Não considerando essas questões, assusta a forma como uma secretária de estado desagrega espaços, instituições e pessoas e se coloca numa posição bélica contra todos os cursos de pedagogia e, imaginamos, contra todas as licenciaturas, dado que os problemas ocorrem em toda a educação básica. O que é mais constrangedor, a secretária se refere especificamente a duas universidades brasileiras reconhecidas entre as melhores em nível internacional. Ao nivelar  todas as instituições formadoras, colabora, ainda, para elevar muitas entidades que de fato não merecem o adjetivo de formadoras.
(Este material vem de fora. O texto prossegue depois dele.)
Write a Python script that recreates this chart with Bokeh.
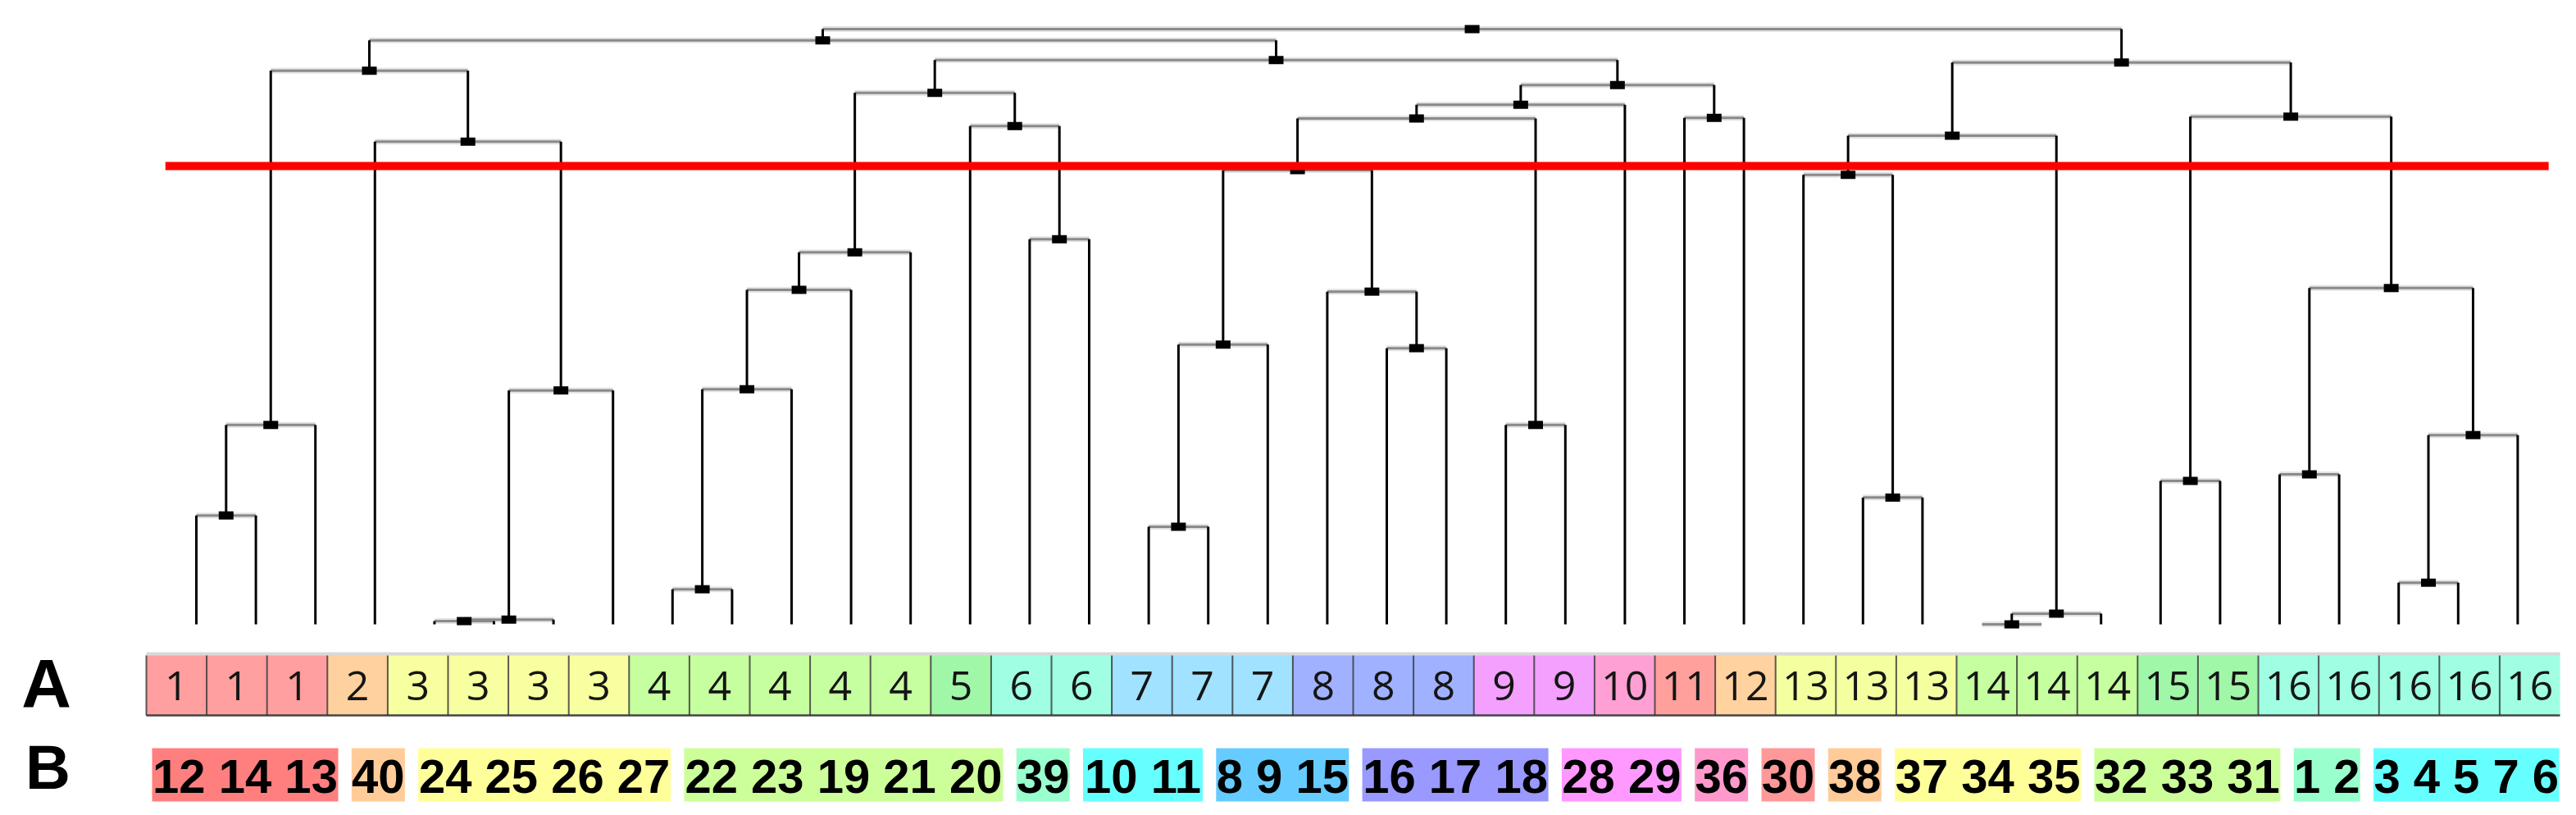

No caso da Faculdade de Educação da USP, a contribuição que tem prestado à educação paulista pode ser comprovada pelo volume e pela qualidade da pesquisa que realiza, pelas produções qualificadas (783 no último triênio), em grande parte publicadas em periódicos internacionais; pela qualidade dos profissionais que forma, reconhecidamente competentes, críticos, muitos deles assumindo posições de liderança em diferentes instituições; e pelos cursos de formação continuada que oferece a professores da educação básica, sempre concorridos.

Supor que um curso de formação profissional em nível superior, como sugere a secretária, deva tratar das reais demandas das escolas sem um embasamento teoricamente rigoroso é temerário e fatal para o enfrentamento competente da problemática educacional brasileira atual e futura. O trabalho numa realidade complexa está condenado ao fracasso ou à mediocridade se não se apoiar numa análise teórica e historicamente consistente. Teoria e prática, articuladas, definem uma boa profissionalização, seja na formação inicial, seja na continuada. A prática, no curso de pedagogia, é principalmente viabilizada pelos estágios, que na Faculdade de Educação da USP correspondem a 20% do currículo.

Tendo como missão formar pedagogos e professores competentes, críticos e socialmente responsáveis visando à melhoria da escolarização das nossas crianças e jovens, os profissionais da Faculdade de Educação da USP se propõem à interlocução sistemática e crítica com os diferentes atores que conduzem a  educação brasileira.